▸ Data section
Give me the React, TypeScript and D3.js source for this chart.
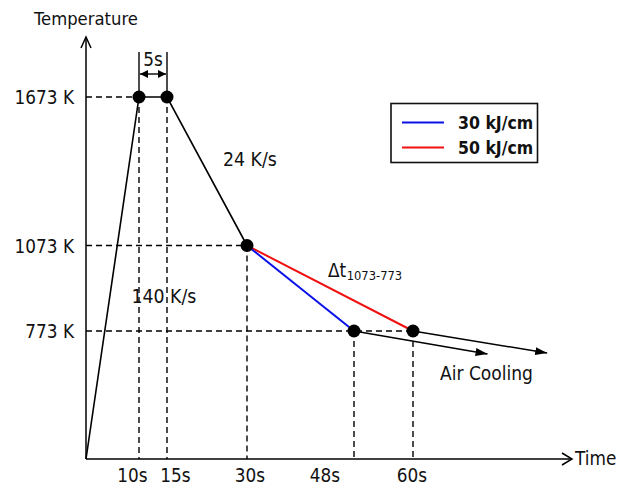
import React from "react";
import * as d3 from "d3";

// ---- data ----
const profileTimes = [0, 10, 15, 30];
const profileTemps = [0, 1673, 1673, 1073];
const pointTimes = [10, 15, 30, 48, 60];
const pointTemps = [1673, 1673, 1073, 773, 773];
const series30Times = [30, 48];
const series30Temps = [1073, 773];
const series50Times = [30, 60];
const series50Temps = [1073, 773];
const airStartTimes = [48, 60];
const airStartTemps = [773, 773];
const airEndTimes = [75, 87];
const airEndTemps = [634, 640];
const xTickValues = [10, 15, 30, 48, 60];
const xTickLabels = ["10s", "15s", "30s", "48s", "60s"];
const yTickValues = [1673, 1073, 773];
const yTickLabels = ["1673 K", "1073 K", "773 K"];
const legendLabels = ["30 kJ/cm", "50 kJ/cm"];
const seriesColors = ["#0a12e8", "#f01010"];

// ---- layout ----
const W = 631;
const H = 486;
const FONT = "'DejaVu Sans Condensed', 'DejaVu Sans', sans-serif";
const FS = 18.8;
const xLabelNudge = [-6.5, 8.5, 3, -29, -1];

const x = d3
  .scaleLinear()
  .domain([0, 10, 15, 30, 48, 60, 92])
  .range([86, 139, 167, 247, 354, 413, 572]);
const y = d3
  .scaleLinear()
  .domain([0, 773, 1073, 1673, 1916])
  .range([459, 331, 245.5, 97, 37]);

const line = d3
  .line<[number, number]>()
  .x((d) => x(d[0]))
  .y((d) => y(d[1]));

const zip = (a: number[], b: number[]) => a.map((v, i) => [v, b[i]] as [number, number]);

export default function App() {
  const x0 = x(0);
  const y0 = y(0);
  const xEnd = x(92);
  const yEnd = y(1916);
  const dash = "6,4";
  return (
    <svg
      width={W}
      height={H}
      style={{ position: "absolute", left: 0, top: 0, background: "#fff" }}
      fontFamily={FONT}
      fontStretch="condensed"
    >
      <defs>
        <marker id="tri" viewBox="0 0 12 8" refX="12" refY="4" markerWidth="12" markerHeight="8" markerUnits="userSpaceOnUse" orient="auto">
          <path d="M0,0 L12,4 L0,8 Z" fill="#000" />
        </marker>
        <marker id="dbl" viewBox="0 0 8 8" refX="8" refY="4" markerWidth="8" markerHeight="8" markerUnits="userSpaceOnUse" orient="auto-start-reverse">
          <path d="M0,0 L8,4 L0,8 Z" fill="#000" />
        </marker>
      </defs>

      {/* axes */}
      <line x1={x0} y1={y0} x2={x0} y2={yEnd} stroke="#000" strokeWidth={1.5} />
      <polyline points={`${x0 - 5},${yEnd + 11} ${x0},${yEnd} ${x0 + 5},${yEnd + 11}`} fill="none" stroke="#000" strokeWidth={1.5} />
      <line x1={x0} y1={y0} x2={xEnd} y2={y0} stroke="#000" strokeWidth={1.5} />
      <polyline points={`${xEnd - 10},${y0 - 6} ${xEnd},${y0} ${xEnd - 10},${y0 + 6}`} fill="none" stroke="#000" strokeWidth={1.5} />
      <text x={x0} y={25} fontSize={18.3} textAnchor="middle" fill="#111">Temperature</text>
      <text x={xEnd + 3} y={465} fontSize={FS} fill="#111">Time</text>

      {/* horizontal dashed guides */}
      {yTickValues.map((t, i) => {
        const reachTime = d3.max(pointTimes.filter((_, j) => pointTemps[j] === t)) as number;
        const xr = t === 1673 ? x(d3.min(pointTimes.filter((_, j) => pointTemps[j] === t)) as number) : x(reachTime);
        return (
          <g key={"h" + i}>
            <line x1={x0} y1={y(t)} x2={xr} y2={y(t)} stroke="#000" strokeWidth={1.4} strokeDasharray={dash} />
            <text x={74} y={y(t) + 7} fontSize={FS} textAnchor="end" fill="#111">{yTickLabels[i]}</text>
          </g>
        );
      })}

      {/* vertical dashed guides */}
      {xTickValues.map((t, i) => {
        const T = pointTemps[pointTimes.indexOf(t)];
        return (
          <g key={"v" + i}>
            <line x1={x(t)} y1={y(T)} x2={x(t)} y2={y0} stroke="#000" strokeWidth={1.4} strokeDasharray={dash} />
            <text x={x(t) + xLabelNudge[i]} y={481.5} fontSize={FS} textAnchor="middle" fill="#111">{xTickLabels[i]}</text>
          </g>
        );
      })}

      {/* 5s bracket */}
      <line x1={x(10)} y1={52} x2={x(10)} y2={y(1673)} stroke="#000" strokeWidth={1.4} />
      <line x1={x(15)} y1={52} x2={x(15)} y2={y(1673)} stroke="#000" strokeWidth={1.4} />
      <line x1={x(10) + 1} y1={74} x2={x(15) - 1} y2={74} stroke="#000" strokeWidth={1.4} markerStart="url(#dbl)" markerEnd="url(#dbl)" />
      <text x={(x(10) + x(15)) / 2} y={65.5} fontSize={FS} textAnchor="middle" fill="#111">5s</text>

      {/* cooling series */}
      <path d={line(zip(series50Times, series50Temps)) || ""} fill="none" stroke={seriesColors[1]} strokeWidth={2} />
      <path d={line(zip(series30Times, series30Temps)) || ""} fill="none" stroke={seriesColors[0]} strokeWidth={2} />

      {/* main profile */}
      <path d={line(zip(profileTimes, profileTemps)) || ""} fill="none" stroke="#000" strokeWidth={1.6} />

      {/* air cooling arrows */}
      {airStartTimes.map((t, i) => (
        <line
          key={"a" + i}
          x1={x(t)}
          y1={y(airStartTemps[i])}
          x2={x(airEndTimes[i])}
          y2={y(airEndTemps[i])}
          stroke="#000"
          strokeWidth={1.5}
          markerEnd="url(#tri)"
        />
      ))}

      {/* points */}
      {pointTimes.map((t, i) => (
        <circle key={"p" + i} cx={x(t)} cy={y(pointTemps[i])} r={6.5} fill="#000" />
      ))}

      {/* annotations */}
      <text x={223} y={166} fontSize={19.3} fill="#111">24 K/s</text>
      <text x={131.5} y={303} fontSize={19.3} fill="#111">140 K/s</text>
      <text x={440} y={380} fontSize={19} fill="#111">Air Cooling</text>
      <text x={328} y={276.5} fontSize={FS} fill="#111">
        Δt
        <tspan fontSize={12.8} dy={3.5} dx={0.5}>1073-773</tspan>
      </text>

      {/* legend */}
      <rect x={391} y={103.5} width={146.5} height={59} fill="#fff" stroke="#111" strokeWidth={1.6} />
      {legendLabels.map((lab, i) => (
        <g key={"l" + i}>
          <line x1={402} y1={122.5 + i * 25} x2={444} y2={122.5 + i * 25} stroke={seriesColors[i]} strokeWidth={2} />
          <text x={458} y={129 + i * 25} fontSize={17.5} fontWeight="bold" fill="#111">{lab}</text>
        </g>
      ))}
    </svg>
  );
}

▸ Given exercise
Copy each line exactly, and leave the pictures out of your copy.

▸ Result of the exercise
Give me the React, TypeScript and D3.js source for this chart.
import React from "react";
import * as d3 from "d3";

// ---- data ----
const profileTimes = [0, 10, 15, 30];
const profileTemps = [0, 1673, 1673, 1073];
const pointTimes = [10, 15, 30, 48, 60];
const pointTemps = [1673, 1673, 1073, 773, 773];
const series30Times = [30, 48];
const series30Temps = [1073, 773];
const series50Times = [30, 60];
const series50Temps = [1073, 773];
const airStartTimes = [48, 60];
const airStartTemps = [773, 773];
const airEndTimes = [75, 87];
const airEndTemps = [634, 640];
const xTickValues = [10, 15, 30, 48, 60];
const xTickLabels = ["10s", "15s", "30s", "48s", "60s"];
const yTickValues = [1673, 1073, 773];
const yTickLabels = ["1673 K", "1073 K", "773 K"];
const legendLabels = ["30 kJ/cm", "50 kJ/cm"];
const seriesColors = ["#0a12e8", "#f01010"];

// ---- layout ----
const W = 631;
const H = 486;
const FONT = "'DejaVu Sans Condensed', 'DejaVu Sans', sans-serif";
const FS = 18.8;
const xLabelNudge = [-6.5, 8.5, 3, -29, -1];

const x = d3
  .scaleLinear()
  .domain([0, 10, 15, 30, 48, 60, 92])
  .range([86, 139, 167, 247, 354, 413, 572]);
const y = d3
  .scaleLinear()
  .domain([0, 773, 1073, 1673, 1916])
  .range([459, 331, 245.5, 97, 37]);

const line = d3
  .line<[number, number]>()
  .x((d) => x(d[0]))
  .y((d) => y(d[1]));

const zip = (a: number[], b: number[]) => a.map((v, i) => [v, b[i]] as [number, number]);

export default function App() {
  const x0 = x(0);
  const y0 = y(0);
  const xEnd = x(92);
  const yEnd = y(1916);
  const dash = "6,4";
  return (
    <svg
      width={W}
      height={H}
      style={{ position: "absolute", left: 0, top: 0, background: "#fff" }}
      fontFamily={FONT}
      fontStretch="condensed"
    >
      <defs>
        <marker id="tri" viewBox="0 0 12 8" refX="12" refY="4" markerWidth="12" markerHeight="8" markerUnits="userSpaceOnUse" orient="auto">
          <path d="M0,0 L12,4 L0,8 Z" fill="#000" />
        </marker>
        <marker id="dbl" viewBox="0 0 8 8" refX="8" refY="4" markerWidth="8" markerHeight="8" markerUnits="userSpaceOnUse" orient="auto-start-reverse">
          <path d="M0,0 L8,4 L0,8 Z" fill="#000" />
        </marker>
      </defs>

      {/* axes */}
      <line x1={x0} y1={y0} x2={x0} y2={yEnd} stroke="#000" strokeWidth={1.5} />
      <polyline points={`${x0 - 5},${yEnd + 11} ${x0},${yEnd} ${x0 + 5},${yEnd + 11}`} fill="none" stroke="#000" strokeWidth={1.5} />
      <line x1={x0} y1={y0} x2={xEnd} y2={y0} stroke="#000" strokeWidth={1.5} />
      <polyline points={`${xEnd - 10},${y0 - 6} ${xEnd},${y0} ${xEnd - 10},${y0 + 6}`} fill="none" stroke="#000" strokeWidth={1.5} />
      <text x={x0} y={25} fontSize={18.3} textAnchor="middle" fill="#111">Temperature</text>
      <text x={xEnd + 3} y={465} fontSize={FS} fill="#111">Time</text>

      {/* horizontal dashed guides */}
      {yTickValues.map((t, i) => {
        const reachTime = d3.max(pointTimes.filter((_, j) => pointTemps[j] === t)) as number;
        const xr = t === 1673 ? x(d3.min(pointTimes.filter((_, j) => pointTemps[j] === t)) as number) : x(reachTime);
        return (
          <g key={"h" + i}>
            <line x1={x0} y1={y(t)} x2={xr} y2={y(t)} stroke="#000" strokeWidth={1.4} strokeDasharray={dash} />
            <text x={74} y={y(t) + 7} fontSize={FS} textAnchor="end" fill="#111">{yTickLabels[i]}</text>
          </g>
        );
      })}

      {/* vertical dashed guides */}
      {xTickValues.map((t, i) => {
        const T = pointTemps[pointTimes.indexOf(t)];
        return (
          <g key={"v" + i}>
            <line x1={x(t)} y1={y(T)} x2={x(t)} y2={y0} stroke="#000" strokeWidth={1.4} strokeDasharray={dash} />
            <text x={x(t) + xLabelNudge[i]} y={481.5} fontSize={FS} textAnchor="middle" fill="#111">{xTickLabels[i]}</text>
          </g>
        );
      })}

      {/* 5s bracket */}
      <line x1={x(10)} y1={52} x2={x(10)} y2={y(1673)} stroke="#000" strokeWidth={1.4} />
      <line x1={x(15)} y1={52} x2={x(15)} y2={y(1673)} stroke="#000" strokeWidth={1.4} />
      <line x1={x(10) + 1} y1={74} x2={x(15) - 1} y2={74} stroke="#000" strokeWidth={1.4} markerStart="url(#dbl)" markerEnd="url(#dbl)" />
      <text x={(x(10) + x(15)) / 2} y={65.5} fontSize={FS} textAnchor="middle" fill="#111">5s</text>

      {/* cooling series */}
      <path d={line(zip(series50Times, series50Temps)) || ""} fill="none" stroke={seriesColors[1]} strokeWidth={2} />
      <path d={line(zip(series30Times, series30Temps)) || ""} fill="none" stroke={seriesColors[0]} strokeWidth={2} />

      {/* main profile */}
      <path d={line(zip(profileTimes, profileTemps)) || ""} fill="none" stroke="#000" strokeWidth={1.6} />

      {/* air cooling arrows */}
      {airStartTimes.map((t, i) => (
        <line
          key={"a" + i}
          x1={x(t)}
          y1={y(airStartTemps[i])}
          x2={x(airEndTimes[i])}
          y2={y(airEndTemps[i])}
          stroke="#000"
          strokeWidth={1.5}
          markerEnd="url(#tri)"
        />
      ))}

      {/* points */}
      {pointTimes.map((t, i) => (
        <circle key={"p" + i} cx={x(t)} cy={y(pointTemps[i])} r={6.5} fill="#000" />
      ))}

      {/* annotations */}
      <text x={223} y={166} fontSize={19.3} fill="#111">24 K/s</text>
      <text x={131.5} y={303} fontSize={19.3} fill="#111">140 K/s</text>
      <text x={440} y={380} fontSize={19} fill="#111">Air Cooling</text>
      <text x={328} y={276.5} fontSize={FS} fill="#111">
        Δt
        <tspan fontSize={12.8} dy={3.5} dx={0.5}>1073-773</tspan>
      </text>

      {/* legend */}
      <rect x={391} y={103.5} width={146.5} height={59} fill="#fff" stroke="#111" strokeWidth={1.6} />
      {legendLabels.map((lab, i) => (
        <g key={"l" + i}>
          <line x1={402} y1={122.5 + i * 25} x2={444} y2={122.5 + i * 25} stroke={seriesColors[i]} strokeWidth={2} />
          <text x={458} y={129 + i * 25} fontSize={17.5} fontWeight="bold" fill="#111">{lab}</text>
        </g>
      ))}
    </svg>
  );
}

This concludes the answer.